> Given data:

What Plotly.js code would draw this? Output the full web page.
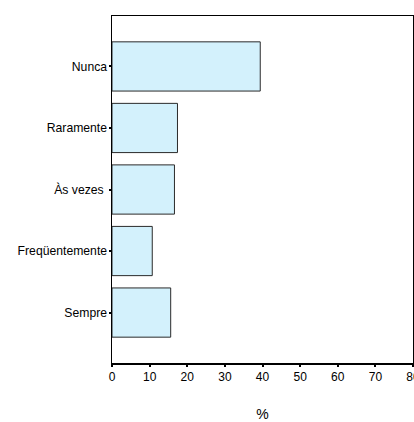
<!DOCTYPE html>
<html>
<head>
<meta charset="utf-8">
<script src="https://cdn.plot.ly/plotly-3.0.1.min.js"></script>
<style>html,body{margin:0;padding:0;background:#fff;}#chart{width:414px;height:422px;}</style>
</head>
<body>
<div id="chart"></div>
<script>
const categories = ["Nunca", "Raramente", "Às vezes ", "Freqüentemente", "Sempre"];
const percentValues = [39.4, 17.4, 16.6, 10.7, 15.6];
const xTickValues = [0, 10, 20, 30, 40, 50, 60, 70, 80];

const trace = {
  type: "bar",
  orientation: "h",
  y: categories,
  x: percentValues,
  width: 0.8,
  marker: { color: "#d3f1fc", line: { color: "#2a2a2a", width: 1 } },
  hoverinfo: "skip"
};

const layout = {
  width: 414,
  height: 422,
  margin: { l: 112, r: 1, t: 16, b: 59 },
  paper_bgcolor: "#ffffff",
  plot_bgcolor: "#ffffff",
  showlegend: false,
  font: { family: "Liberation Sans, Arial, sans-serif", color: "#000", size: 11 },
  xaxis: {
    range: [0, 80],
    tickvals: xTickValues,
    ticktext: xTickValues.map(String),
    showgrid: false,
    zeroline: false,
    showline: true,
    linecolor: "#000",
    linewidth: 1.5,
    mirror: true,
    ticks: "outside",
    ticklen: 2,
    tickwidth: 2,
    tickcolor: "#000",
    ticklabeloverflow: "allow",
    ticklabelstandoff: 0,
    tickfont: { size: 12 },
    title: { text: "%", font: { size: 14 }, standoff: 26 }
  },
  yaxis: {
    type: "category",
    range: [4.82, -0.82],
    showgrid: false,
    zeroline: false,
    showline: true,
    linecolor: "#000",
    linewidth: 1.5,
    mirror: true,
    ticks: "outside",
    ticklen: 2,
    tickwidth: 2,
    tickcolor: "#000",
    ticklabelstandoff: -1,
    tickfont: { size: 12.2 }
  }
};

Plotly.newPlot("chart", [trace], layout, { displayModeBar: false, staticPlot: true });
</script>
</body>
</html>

> The task:
Retype the whole listing exactly and leave the pictures out.

> The output:
What Plotly.js code would draw this? Output the full web page.
<!DOCTYPE html>
<html>
<head>
<meta charset="utf-8">
<script src="https://cdn.plot.ly/plotly-3.0.1.min.js"></script>
<style>html,body{margin:0;padding:0;background:#fff;}#chart{width:414px;height:422px;}</style>
</head>
<body>
<div id="chart"></div>
<script>
const categories = ["Nunca", "Raramente", "Às vezes ", "Freqüentemente", "Sempre"];
const percentValues = [39.4, 17.4, 16.6, 10.7, 15.6];
const xTickValues = [0, 10, 20, 30, 40, 50, 60, 70, 80];

const trace = {
  type: "bar",
  orientation: "h",
  y: categories,
  x: percentValues,
  width: 0.8,
  marker: { color: "#d3f1fc", line: { color: "#2a2a2a", width: 1 } },
  hoverinfo: "skip"
};

const layout = {
  width: 414,
  height: 422,
  margin: { l: 112, r: 1, t: 16, b: 59 },
  paper_bgcolor: "#ffffff",
  plot_bgcolor: "#ffffff",
  showlegend: false,
  font: { family: "Liberation Sans, Arial, sans-serif", color: "#000", size: 11 },
  xaxis: {
    range: [0, 80],
    tickvals: xTickValues,
    ticktext: xTickValues.map(String),
    showgrid: false,
    zeroline: false,
    showline: true,
    linecolor: "#000",
    linewidth: 1.5,
    mirror: true,
    ticks: "outside",
    ticklen: 2,
    tickwidth: 2,
    tickcolor: "#000",
    ticklabeloverflow: "allow",
    ticklabelstandoff: 0,
    tickfont: { size: 12 },
    title: { text: "%", font: { size: 14 }, standoff: 26 }
  },
  yaxis: {
    type: "category",
    range: [4.82, -0.82],
    showgrid: false,
    zeroline: false,
    showline: true,
    linecolor: "#000",
    linewidth: 1.5,
    mirror: true,
    ticks: "outside",
    ticklen: 2,
    tickwidth: 2,
    tickcolor: "#000",
    ticklabelstandoff: -1,
    tickfont: { size: 12.2 }
  }
};

Plotly.newPlot("chart", [trace], layout, { displayModeBar: false, staticPlot: true });
</script>
</body>
</html>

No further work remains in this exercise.